The direction of a successful person’s life is determined by the vision they have or the goals they set for themselves.   Having  set goals, the person will have to adjust their actions, redetermine their priorities,  figure out how these goals can be paid for or achieved, and make the sacrifices necessary to make these goals a reality.  The successful person also knows that these goals cannot be reached without the help of others.
    Keep this all in mind when we speak of the Church at large and the parish more locally. What is a parish to be?  What is its reason for existence?  Jesus, Himself, set THE goal for the Church.  From the Pope to the local parishioner, the goal is exactly the same: “All power in heaven and earth has been given to me.  Go, therefore, and make disciples of the nations, baptizing them in the name of the Father, the Son, and the Holy Spirit., teaching them to observe all that I have commanded you.” (Matthew 28:18-20)That is THE goal of every person who has ever passed through the waters of baptism.  Our participation in this mission is the standard by which we will be judged.  The Church is the ground upon which and from which this mission springs; this is true for the universal, the diocesan, the parochial, and the domestic Church.
    The point of setting goals or having a vision  is that we want something that can be measured in concrete terms of results, actions, and , ultimately, success.  Christ set the goal, He gives us the grace and the tools to make that goal come to fruition.  He instructs each of us, regardless of whether we happen to be lay or clergy, to the same end.  How do we engage ourselves in this and encourage others to do so as well?
    This is what 2020 is about.  It is an internally created and driven set of concrete goals by which we live out the command of Christ. It is driven by 4 question: in the year 2020 1) what do we wish to see when we evaluate our parish of St. Clement?, 2) How do we get there?, 3) How do we pay for it? and, 4) Who does it?  There are elements of our call that we need to cooperate with God’s grace so as to advance.  For example: Only about 45-50% of our registered parishioners come to Mass at all.  How do we get that percentage up?  We continuously either squeak by or fall short financially, something that makes some goals we might set as undoable.  How do we rectify this situation so that money does not become an excuse why we do not forge in a particular area that we need to engage? Can we make fledgling programs like our new youth ministry and Friends of St. Martha not merely survive, but thrive?  How do we recruit and support the next priest and religious from among our own?  Between our school and PSR program, we have only a percentage of our children in any form of faith formation.  How do we up those percentages as well?  This is, by no means, a exhaustive list of questions or potential goals.  This is why more than merely pastor has to set a vision for how we carry out our call.
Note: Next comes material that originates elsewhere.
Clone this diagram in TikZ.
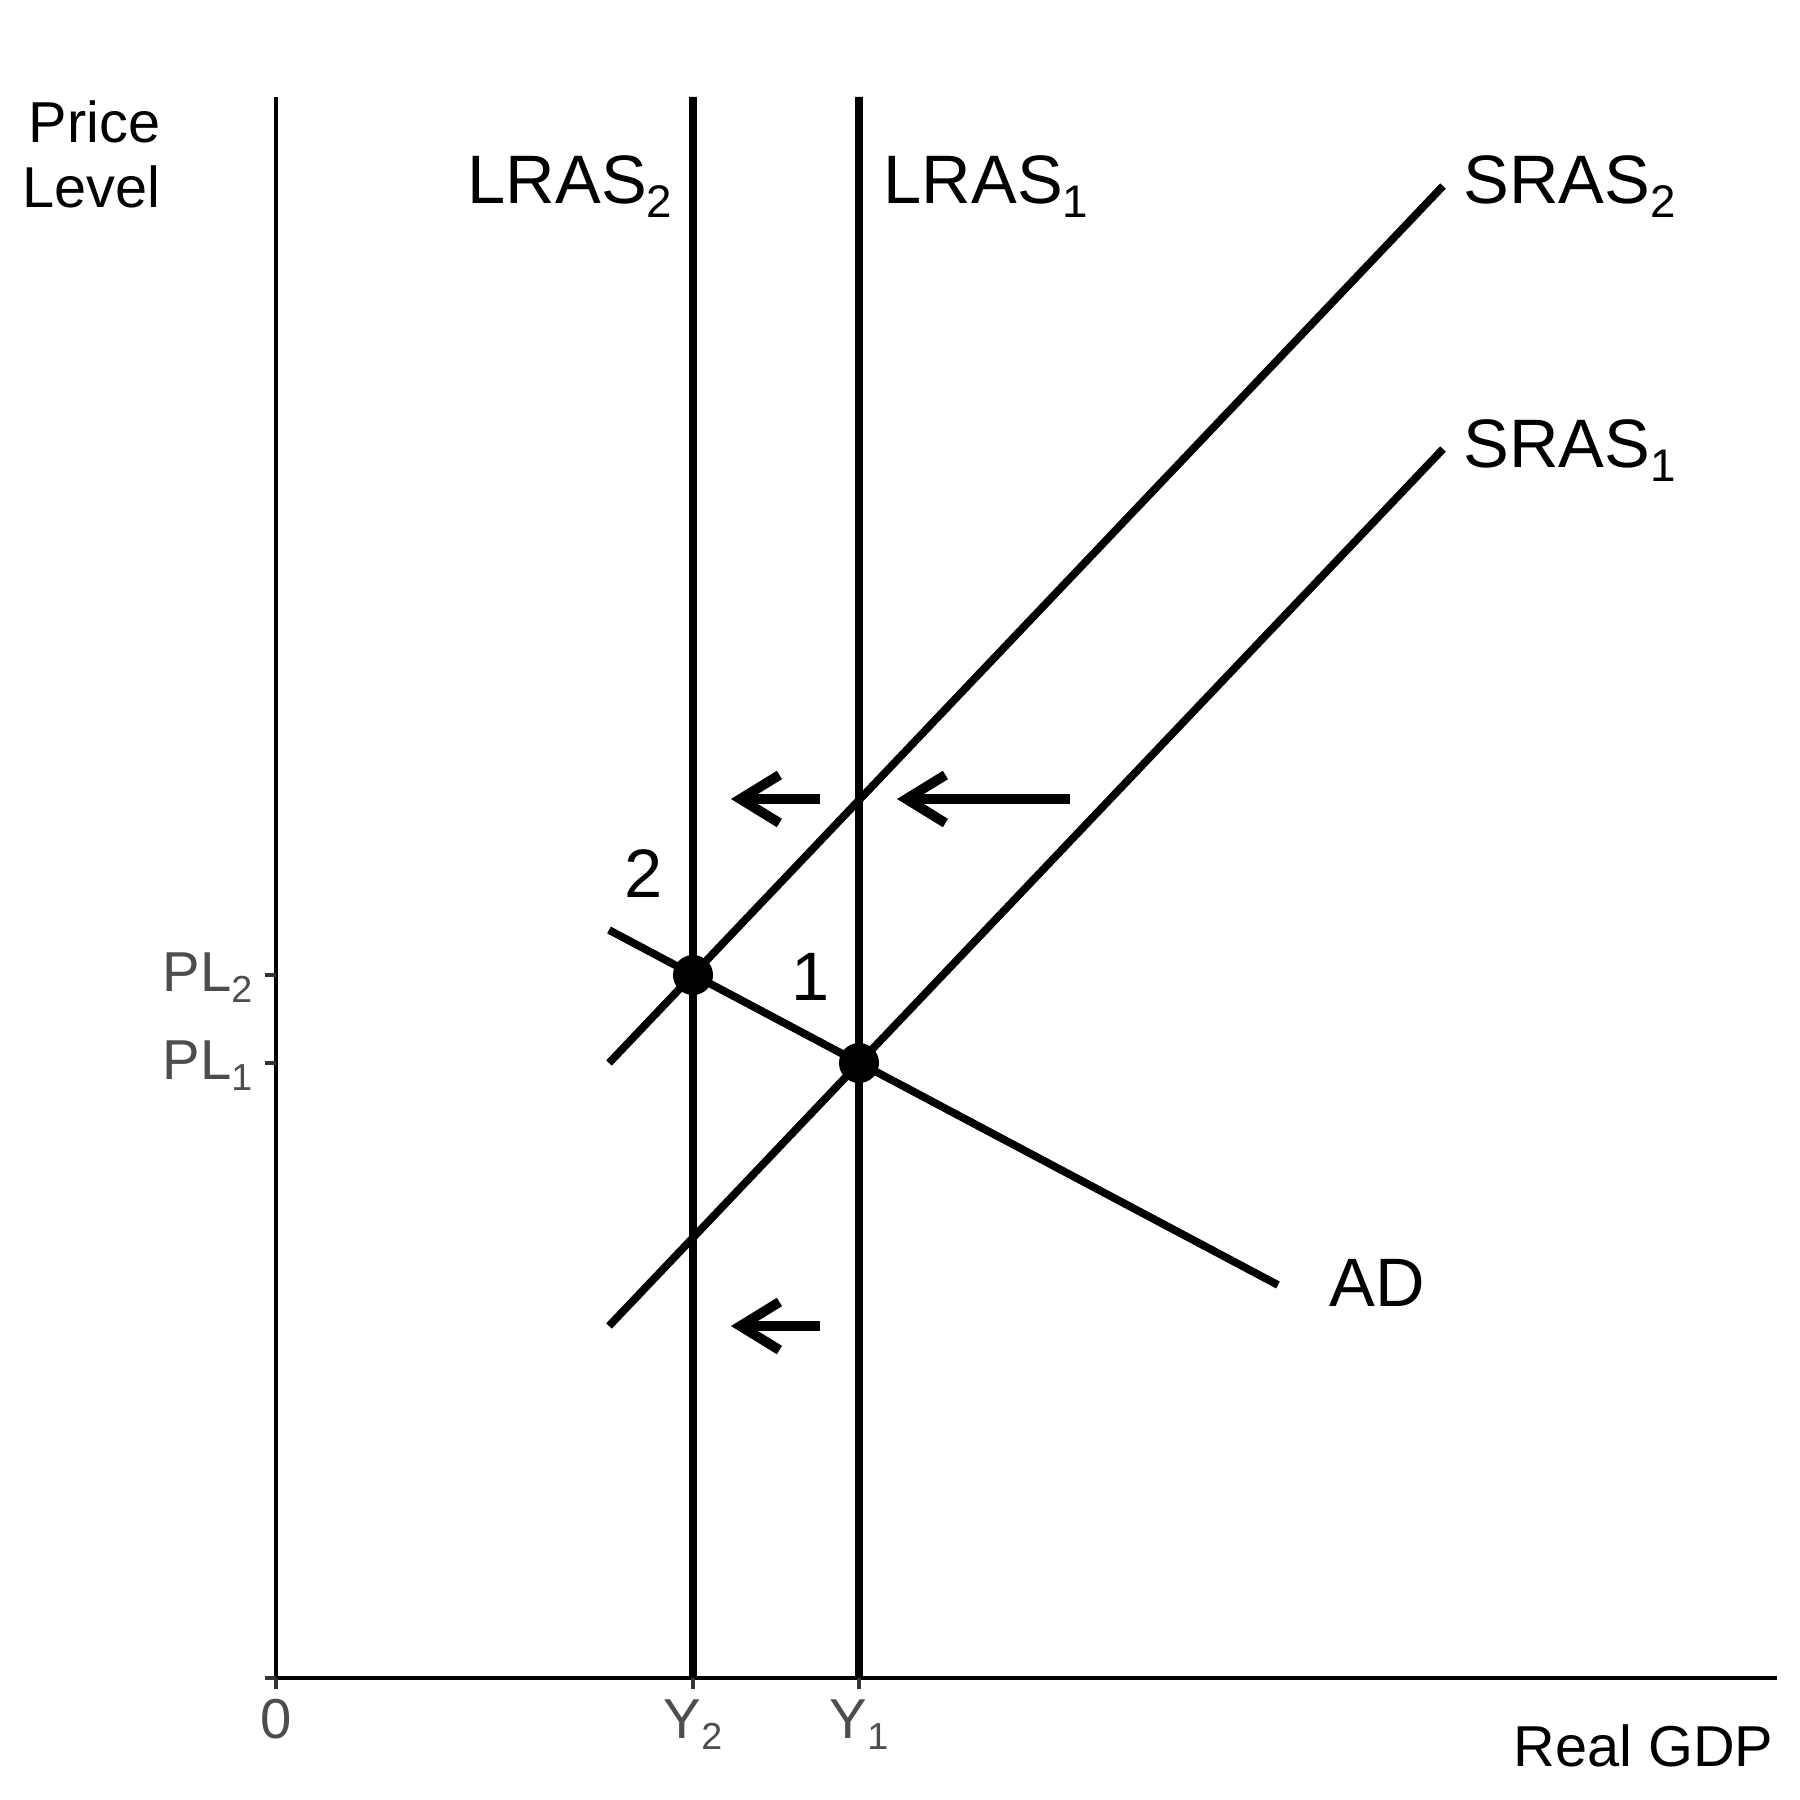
\documentclass[tikz,border=0pt]{standalone}
\usepackage{fontspec}
\setmainfont{Liberation Sans}
\usetikzlibrary{arrows.meta}
\definecolor{ticktext}{HTML}{4D4D4D}
\definecolor{tickline}{HTML}{333333}
\newcommand\bigsub[1]{\raisebox{-4.2pt}{\fontsize{13}{13}\selectfont #1}}
\newcommand\ticksub[1]{\raisebox{-3.2pt}{\fontsize{10.7}{11}\selectfont #1}}
\tikzset{curve/.style={line width=2.2pt},
         axisline/.style={line width=1.1pt},
         tickmark/.style={line width=1.1pt, tickline},
         shiftarrow/.style={line width=2.8pt, -{Straight Barb[length=3.9mm,width=4.8mm]}},
         eqdot/.style={circle, fill, inner sep=0pt, minimum size=4mm},
         curvelabel/.style={inner sep=0pt, font=\fontsize{19.5}{23}\selectfont},
         axistitle/.style={inner sep=0pt, font=\fontsize{16.4}{18.4}\selectfont},
         ticklabel/.style={inner sep=0pt, text=ticktext, font=\fontsize{16}{18}\selectfont}}

\begin{document}
\begin{tikzpicture}[x=0.01cm, y=-0.01cm]
    \useasboundingbox (0,0) rectangle (1800,1800);

    \coordinate (origin) at (276,1678);
    \coordinate (ytop) at (276,97);
    \coordinate (xend) at (1777,1678);
    \draw[axisline] (ytop) -- (origin) -- (xend);
    \foreach \x in {276,693,859} \draw[tickmark] (\x,1678) -- (\x,1689);
    \foreach \y in {975,1063,1678} \draw[tickmark] (265,\y) -- (276,\y);

    \coordinate (lras2a) at (693,97);   \coordinate (lras2b) at (693,1678);
    \coordinate (lras1a) at (859,97);   \coordinate (lras1b) at (859,1678);
    \coordinate (sras2a) at (609,1063); \coordinate (sras2b) at (1443,186);
    \coordinate (sras1a) at (609,1326); \coordinate (sras1b) at (1443,449);
    \coordinate (ada) at (609,930);     \coordinate (adb) at (1278,1285);
    \draw[curve] (lras2a) -- (lras2b)  (lras1a) -- (lras1b)
                 (sras2a) -- (sras2b)  (sras1a) -- (sras1b)
                 (ada) -- (adb);

    \node[eqdot] (eq2) at (693,975) {};
    \node[eqdot] (eq1) at (859,1063) {};

    \coordinate (a1s) at (820,799);  \coordinate (a1e) at (731,799);
    \coordinate (a2s) at (1070,799); \coordinate (a2e) at (897,799);
    \coordinate (a3s) at (820,1326); \coordinate (a3e) at (731,1326);
    \draw[shiftarrow] (a1s) -- (a1e);
    \draw[shiftarrow] (a2s) -- (a2e);
    \draw[shiftarrow] (a3s) -- (a3e);

    \node[curvelabel, anchor=base east] (lras2lbl) at (673,203) {LRAS\bigsub{2}};
    \node[curvelabel, anchor=base west] (lras1lbl) at (883,203) {LRAS\bigsub{1}};
    \node[curvelabel, anchor=base west] (sras2lbl) at (1463,203) {SRAS\bigsub{2}};
    \node[curvelabel, anchor=base west] (sras1lbl) at (1463,467) {SRAS\bigsub{1}};
    \node[curvelabel, anchor=base west] (adlbl) at (1329,1306) {AD};
    \node[curvelabel, anchor=base] (pt2lbl) at (644,897) {2};
    \node[curvelabel, anchor=base] (pt1lbl) at (811,1000) {1};

    \node[axistitle, anchor=north east, align=right] (ytitle) at (161,100) {Price\\Level};
    \node[axistitle, anchor=base east] (xtitle) at (1774,1766) {Real GDP};

    \node[ticklabel, anchor=base] (zerolbl) at (276,1738) {0};
    \node[ticklabel, anchor=base] (y2lbl) at (693,1738) {Y\ticksub{2}};
    \node[ticklabel, anchor=base] (y1lbl) at (859,1738) {Y\ticksub{1}};
    \node[ticklabel, anchor=base east] (pl2lbl) at (253,991) {PL\ticksub{2}};
    \node[ticklabel, anchor=base east] (pl1lbl) at (253,1079) {PL\ticksub{1}};
\end{tikzpicture}
\end{document}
    The vision we set must be in union with Christ.  Any other vision is doomed to failure.  Too many times we approach ‘setting a vision’ in the parish or diocese as an exercise of fantasizing about reshaping the Church into what I personally feel it should be or come up with a crop of excuses as to why nothing can be done or at least why I should not have to be a part of it.  2020 is not about rescinding Vatican II, nor is it about holding our breath till Vatican III or until the church ‘wises up’ and sees some it teaches are inconvenient.  2020 is about seeing how we as fellow members of St Clement parish can cooperate with God’s grace and do our best to wildly thrive at doing that for which we receive any of the Sacraments at all.
    Some , no doubt, will wonder why we have to do this all.  We didn’t do it in the past.  Why is it so urgent that we do it now?  I would wager that because we didn’t do this in the past, it has led to most of the problems we have in the present.  There was time when 90-95% of our parishioners went to Mass,  Sure, it was decades ago, but it still happened.  Our school had a much bigger student body.  We used to have more registered families.  We used to have active youth programs.  I am sure if we looked at the parish in former days, we will find that we used to do and be more.  No doubt  a litany of excuses that prove ourselves helpless to stem the tide will gush forth.  How bad do things need to get, though, before we are finally provoked into engaging ourselves in the mission of Jesus Christ?  Holding our breath and waiting for what I feel are the ideal conditions (example: all the Masses go back to Latin, we ordain married men and women, the church changes its teachings on_______) only ensures our continued downslide.  No excuses!  No complaining and whining from the sidelines! It is time to engage!
    On Thursday, November 3rd, those who volunteered for the steering committee will meet.  What we are wanting to do is neither simple or easy.  This steering committee is always open to new members.  We will eventually move to town halls to further set concrete goals and a path to get to these goals.  The more involved, the better.
We will meet in the parish youth room.
    Let me be blunt: Indifference and apathy do not help, in fact, they are our major foes.  The idea of ‘let someone else do it’ has been the major reason we are experiencing our problems.  Each of us has a simple choice: We can be part of the problem or part of the solution:  Which of the two do you want to be able tell Jesus you were on the day of judgment…He’ll be asking.  This has to be embraced by the parishioners and lived there first and foremost; pastors come and pastors go, we can not tie a vision to any pastor; vision cannot be a result of a cult of personality.  Parishes cannot simply rise and fall by whoever happens to be living (or if we do nothing) or not living in the rectory. If we pull this off ( and I believe if we are in union with Christ, we will), St. Clement can become a prototype for other parishes and a sign of hope that cooperating with Christ bears concrete rewards.  It is our decision, though, to engage or go on with business as usual.  All things must start with prayer if we are authentic to our call as Christians.  I ask you to pray not only for the wisdom and guidance we will need to do this correctly, but to pray earnestly in how you and you family should be involved.